On my way home from the gym, I noticed a new cafe was recently opened on Eastcheap Street. It’s called Black Sheep Coffee and was designed by a group of coffee-loving friends who decided to “Leave The Herd Behind”. They set out to challenging the status quo by sourcing only unorthodox coffees that have a story to be told. This is the case with robusta coffee.
Among more than a hundred coffee varieties, the two most common are Coffea Arabica and Coffea Canephora, also called Robusta or Conilon. The plants are quite different, with robusta being a more rustic and productive plant, while arabica is more sensitive and produces less, requiring much more care in the field. Arabica grows best at high altitudes and mild temperatures while robusta needs a warmer, humid climate at a lower altitude. While arabica has 1.2% of caffeine, robusta has almost double, 2.2%. As for the taste, arabica is sweeter, with a mild and slightly acidic aroma and flavour; robusta is more bitter and prominent, and for that less appreciated.

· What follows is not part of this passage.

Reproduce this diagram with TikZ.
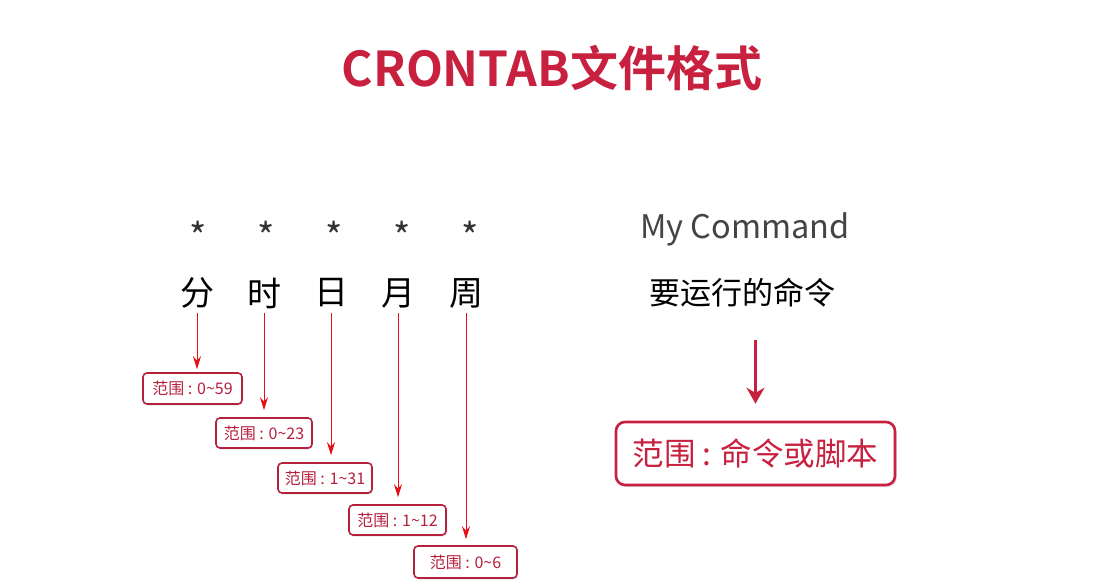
\documentclass[tikz,border=0pt]{standalone}
\usepackage{fontspec}
\setmainfont{Noto Sans CJK SC}
\newfontfamily\cjkb{Noto Sans CJK SC Bold}
\usetikzlibrary{arrows.meta,shadows}
\definecolor{crim}{HTML}{C8203F}
\definecolor{boxred}{HTML}{B5203C}
\definecolor{arrred}{HTML}{E81018}
\definecolor{darkg}{HTML}{333333}
\definecolor{cmdg}{HTML}{444444}
\tikzset{
  fieldlab/.style={font=\fontsize{34}{40}\selectfont, text=black, inner sep=0pt, minimum height=40pt},
  starlab/.style={font=\fontsize{37}{40}\selectfont, text=darkg, inner sep=0pt},
  rangebox/.style={draw=boxred, line width=1.6pt, rounded corners=4pt, fill=white, text=boxred,
    font=\fontsize{16}{18}\selectfont, inner sep=0pt, minimum height=30pt,
    drop shadow={opacity=0.2, shadow xshift=1pt, shadow yshift=-1.5pt}},
  smallarrow/.style={draw=arrred, line width=1pt, -{Stealth[length=13pt,width=8pt]}},
  bigarrow/.style={draw=crim, line width=3pt, -{Stealth[length=16pt,width=18pt]}},
}
\begin{document}
\begin{tikzpicture}[x=1pt,y=-1pt]
\useasboundingbox[fill=white] (0,0) rectangle (1104,588);
% title
\node[text=crim, font=\cjkb\fontsize{48}{54}\selectfont, inner sep=0pt] (title) at (552,68) {CRONTAB文件格式};
% stars
\node[starlab] (s1) at (198,236) {*};
\node[starlab] (s2) at (266,236) {*};
\node[starlab] (s3) at (334,236) {*};
\node[starlab] (s4) at (402,236) {*};
\node[starlab] (s5) at (470,236) {*};
% field labels
\node[fieldlab] (l1) at (197,293) {分};
\node[fieldlab] (l2) at (264,293) {时};
\node[fieldlab] (l3) at (331,293) {日};
\node[fieldlab] (l4) at (398,293) {月};
\node[fieldlab] (l5) at (466,293) {周};
% command
\node[text=cmdg, font=\fontsize{32.5}{36}\selectfont, inner sep=0pt] (cmd) at (745,229) {My Command};
\node[text=black, font=\fontsize{31}{36}\selectfont, inner sep=0pt, minimum height=40pt] (run) at (742,293) {要运行的命令};
% range boxes
\node[rangebox, minimum width=99pt, minimum height=31pt] (b1) at (192.5,388.5) {范围 : 0\textasciitilde 59};
\node[rangebox, minimum width=96pt] (b2) at (264,433) {范围 : 0\textasciitilde 23};
\node[rangebox, minimum width=94pt] (b3) at (325,478) {范围 : 1\textasciitilde 31};
\node[rangebox, minimum width=97pt] (b4) at (397.5,520) {范围 : 1\textasciitilde 12};
\node[rangebox, minimum width=103pt, minimum height=32pt] (b5) at (465.5,562) {范围 : 0\textasciitilde 6};
% arrows
\draw[smallarrow, shorten >=3pt] (l1.south) -- (l1.south |- b1.north);
\draw[smallarrow, shorten >=7pt] (l2.south) -- (l2.south |- b2.north);
\draw[smallarrow, shorten >=7pt] (l3.south) -- (l3.south |- b3.north);
\draw[smallarrow, shorten >=7pt] (l4.south) -- (l4.south |- b4.north);
\draw[smallarrow, shorten >=6pt] (l5.south) -- (l5.south |- b5.north);
% big box
\node[draw=crim, line width=2.6pt, rounded corners=9pt, fill=white, text=crim,
  font=\fontsize{31.5}{36}\selectfont, minimum width=279pt, minimum height=63pt, inner sep=0pt,
  drop shadow={opacity=0.25, shadow xshift=1.5pt, shadow yshift=-2pt}] (big) at (755.5,453.5) {范围 : 命令或脚本};
\draw[bigarrow, shorten <=27pt, shorten >=17pt] (run.south -| big.north) -- (big.north);
\end{tikzpicture}
\end{document}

That’s where Black Sheep’s differential comes in. The main coffee used by them at present is Robusta Revival, prepared exclusively with robusta grains from Uganda. On my first visit, I ordered a flat white and was surprised by the intense and pleasant flavour, with notes of nuts and chocolate. I liked it! In addition to the robusta revival, there is also an arabica option called Blue Volcano, with a fruitier and milder flavour.
The cafe is quite small with a few places to sit. It is a proper place to serve the public that passes by, picks up a coffee and heads to work or home. In addition to the traditional espresso menu, there is also filtered and cold coffees. I tried the Nitro Cold Brew, which came out of a draft beer machine. The addition of nitrogen in the coffee made it feels creamy and taste very interesting, bringing up the freshness of the grains. In addition to coffee, the cafe also has some goodies like croissants, brownies, muffins, cold drinks, hot chocolate and teas.
The staff is very kind and helpful. I was welcomed by Andrea, the shop manager, who kindly speak with me about the shop and the coffees used by them. He also mentioned that he is proud of working for Black Sheep (it indeed reflected in the excellent service given to customers). Black Sheep Coffee is certainly a place that is worth the visit if you are keen to try different coffees.